Enforcement Of Patents Or Patentability Requirements Relating To Trips In Malaysia

Whether Malaysia had/has some issues re-enforcement of patents or patentability requirement relating to TRIPS?

Malaysia is a signatory to the Agreement on Trade Related Aspects of Intellectual Property Rights (TRIPS), and has been since 1995 when Malaysia became a member of the World Trade Organization (WTO). The major points of TRIPS are covered in the Malaysian Patents Act (1983) & Regulations as follows :

Malaysia makes patents available for any inventions, whether products or processes, in all fields of technology without discrimination, subject to the normal tests of novelty, inventiveness and industrial applicability. Accordingly Malaysian legislation provides that patents be available and patent rights enjoyable without discrimination as to the place of invention and whether products are imported or locally produced (equivalent to Article 27.1 TRIPS).


In Malaysia, non-patentable inventions include inventions contrary to ordre public or morality, and those inventions which contain information that may be prejudicial to the nation. Also excluded from patentability are diagnostic therapeutic and surgical methods for the treatment of humans or animals (TRIPS Article 27.3(a)). Plants and animal varieties or essentially biological processes for the production of plants and animals, other than man- made living microorganisms, microbiological processes and the products of such processes, are also excluded.

The recent passing of the Protection of New Plant Varieties Bill 2004 has allowed Malaysia to accede to TRIPS article 27.3 (b) and gives breeders of new varieties of plants and seeds the right to receive legislative protection.


The exclusive rights conferred to the owner of a patent in Malaysia include the right to exploit the patented invention; to assign or transmit the patent; and to conclude license contracts. The rights given to product patents cover making, using, offering for sale, selling, and importing for these purposes.

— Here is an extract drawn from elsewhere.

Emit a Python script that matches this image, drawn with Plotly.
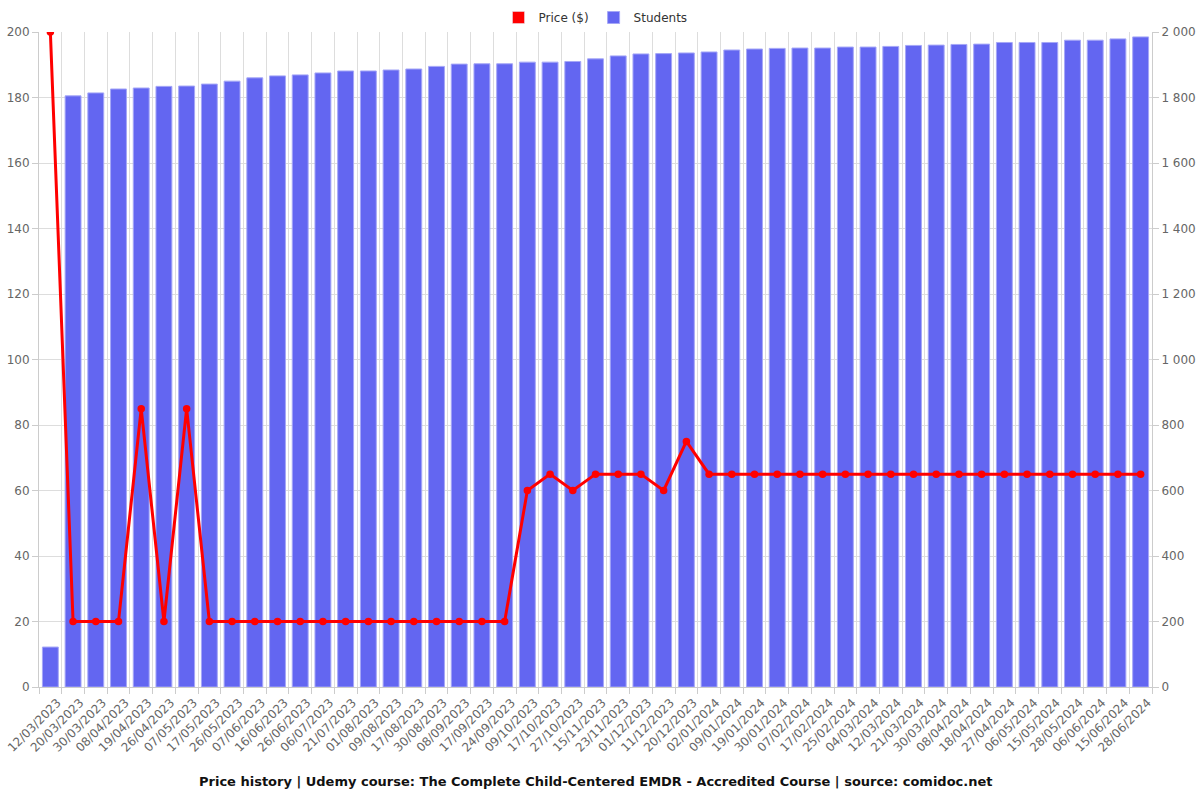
import plotly.graph_objects as go

dates = ["12/03/2023", "20/03/2023", "30/03/2023", "08/04/2023", "19/04/2023", "26/04/2023",
         "07/05/2023", "17/05/2023", "26/05/2023", "07/06/2023", "16/06/2023", "26/06/2023",
         "06/07/2023", "21/07/2023", "01/08/2023", "09/08/2023", "17/08/2023", "30/08/2023",
         "08/09/2023", "17/09/2023", "24/09/2023", "09/10/2023", "17/10/2023", "27/10/2023",
         "15/11/2023", "23/11/2023", "01/12/2023", "11/12/2023", "20/12/2023", "02/01/2024",
         "09/01/2024", "19/01/2024", "30/01/2024", "07/02/2024", "17/02/2024", "25/02/2024",
         "04/03/2024", "12/03/2024", "21/03/2024", "30/03/2024", "08/04/2024", "18/04/2024",
         "27/04/2024", "06/05/2024", "15/05/2024", "28/05/2024", "06/06/2024", "15/06/2024",
         "28/06/2024"]

students = [122, 1805, 1814, 1826, 1829, 1834, 1835, 1841, 1850, 1860, 1866, 1869,
            1875, 1881, 1881, 1884, 1887, 1895, 1902, 1903, 1903, 1908, 1908, 1910,
            1918, 1927, 1933, 1934, 1936, 1939, 1945, 1948, 1950, 1951, 1951, 1954,
            1954, 1956, 1959, 1960, 1962, 1963, 1968, 1968, 1968, 1975, 1975, 1979,
            1985]

price = [200, 20, 20, 20, 85, 20, 85, 20, 20, 20, 20, 20,
         20, 20, 20, 20, 20, 20, 20, 20, 20, 60, 65, 60,
         65, 65, 65, 60, 75, 65, 65, 65, 65, 65, 65, 65,
         65, 65, 65, 65, 65, 65, 65, 65, 65, 65, 65, 65,
         65]

title = "Price history | Udemy course: The Complete Child-Centered EMDR - Accredited Course | source: comidoc.net"

RED = "#FF0000"
BLUE = "#6366F1"
GRID = "#DDDDDD"
TICK = "#666666"

fig = go.Figure()

# legend-only entry so the price legend shows a filled swatch (no drawn bar)
fig.add_trace(go.Bar(x=[dates[0]], y=[None], name="Price ($)", marker=dict(color=RED),
                     yaxis="y2", showlegend=True, hoverinfo="skip"))

fig.add_trace(go.Bar(x=dates, y=students, name="Students",
                     marker=dict(color=BLUE, line=dict(color="#A5A7F7", width=1)),
                     yaxis="y"))

fig.add_trace(go.Scatter(x=dates, y=price, name="Price ($)", mode="lines+markers",
                         line=dict(color=RED, width=3), marker=dict(color=RED, size=7.5),
                         yaxis="y2", showlegend=False))

fig.update_layout(
    width=1200, height=800,
    paper_bgcolor="white", plot_bgcolor="white",
    font=dict(family="DejaVu Sans", size=12, color=TICK),
    margin=dict(l=39, r=48, t=32, b=113, autoexpand=False),
    bargap=0.3,
    barmode="overlay",
    separators=". ",
    legend=dict(orientation="h", x=0.5, xanchor="center", y=1.0, yanchor="bottom",
                font=dict(size=12, color="#333333"), traceorder="normal",
                itemwidth=30),
    xaxis=dict(type="category", tickson="boundaries", tickangle=-45, automargin=False,
               range=[-0.5, len(dates) - 0.5],
               showgrid=True, gridcolor=GRID, ticks="outside", ticklen=6,
               tickcolor="#CCCCCC", showline=True, linecolor="#CCCCCC",
               ticklabelshift=7, ticklabelstandoff=3,
               tickfont=dict(size=12, color=TICK)),
    yaxis=dict(side="right", range=[0, 2000], dtick=200, showgrid=True, gridcolor=GRID,
               showline=True, linecolor="#CCCCCC", zeroline=False, automargin=False,
               tickformat=",d", ticks="outside", ticklen=6, tickcolor="#CCCCCC",
               tickfont=dict(size=12, color=TICK)),
    yaxis2=dict(side="left", overlaying="y", range=[0, 200], dtick=20, showgrid=False,
                showline=True, linecolor="#CCCCCC", zeroline=False, automargin=False,
                ticks="outside", ticklen=6, tickcolor="#CCCCCC",
                tickfont=dict(size=12, color=TICK)),
    annotations=[dict(text="<b>" + title + "</b>", xref="paper", yref="paper",
                      x=0.5, y=-0.145, xanchor="center", yanchor="middle",
                      showarrow=False, font=dict(size=13, color="#111111"))],
)

fig.write_html("out.html", config={"displayModeBar": False},
               post_script="document.body.style.margin='0';")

Process patent protection rights cover not only use of the process but also products obtained directly by the process. Patent owners also have the right to assign, or transfer by succession, the patent and to conclude licensing contracts (TRIPS Article 28).

Limited exceptions to the rules do exist in Malaysia, such as the rights not extending to those acts done only for scientific research, or to the use of the patented invention on any foreign vessel, aircraft, spacecraft or land vehicle temporarily in Malaysia. Such exceptions do not unreasonably conflict with a normal exploitation of the patent and do not unreasonably prejudice the legitimate interests of the patent owner, taking account of the legitimate interests of third parties (TRIPS Article 30).

In accordance with TRIPS Article 33, the term of protection available in Malaysia is a period of 20 years counted from the filing date, for all patents filed after 1" August 2001.article 33.


Invalidation, infringement and revocation rulings are possible in Malaysia.

Malaysian patent applications must be disclosed in a manner sufficiently clear and complete for the invention to be carried out by a person skilled in the art and requires the applicant to indicate the best mode for carrying out the invention known to the inventor at the filing date or, in cases where priority is claimed, at the priority date of the application (TRIPS Article 29.1).

TRIPS Article 34 is covered in Malaysia as the Court overseeing an infringement case has the right to order the defendant to prove the act in question does not constitute an infringement, by for example proving that the process to obtain an identical product is different from a patented process, where certain conditions indicating a likelihood that the protected process was used are met.


The Malaysian Patents Act does provide for compulsory licensing, but such licenses are made subject to conditions aimed at protecting the legitimate interests of the right holder. Where there is a national emergency or where the public interest in particular, national security, nutrition, health or the development of other vital sectors of the national economy as determined by the Government, or where a judicial or relevant authority has determined that the manner of exploitation by the owner of the patent or his licensee is anti-competitive, the Minister may decided to allow a Government agency or a third party the rights to exploit a patented invention. In cases not involving anti¬competitive practice, conditions include the requirement to pay adequate remuneration in the circumstances of each case, taking into account the economic value of the licence; and a requirement that decisions be subject to judicial or other independent review by a distinct higher authority. the Act also allows for importation of patented products that are already in the other countries' market (parallel import). Article 31.


In Malaysia, to date there is no provision on data exclusivity to comply with TRIPS Article 39.3 that directly addresses the issue of Data Exclusivity for pharmaceuticals even though the Parliament of Malaysia has already passed amendments to several acts, such as the Copyright Act the Patent Act, and the Trademarks Act.

The Malaysian government is on working towards the complete implementation of TRIPS.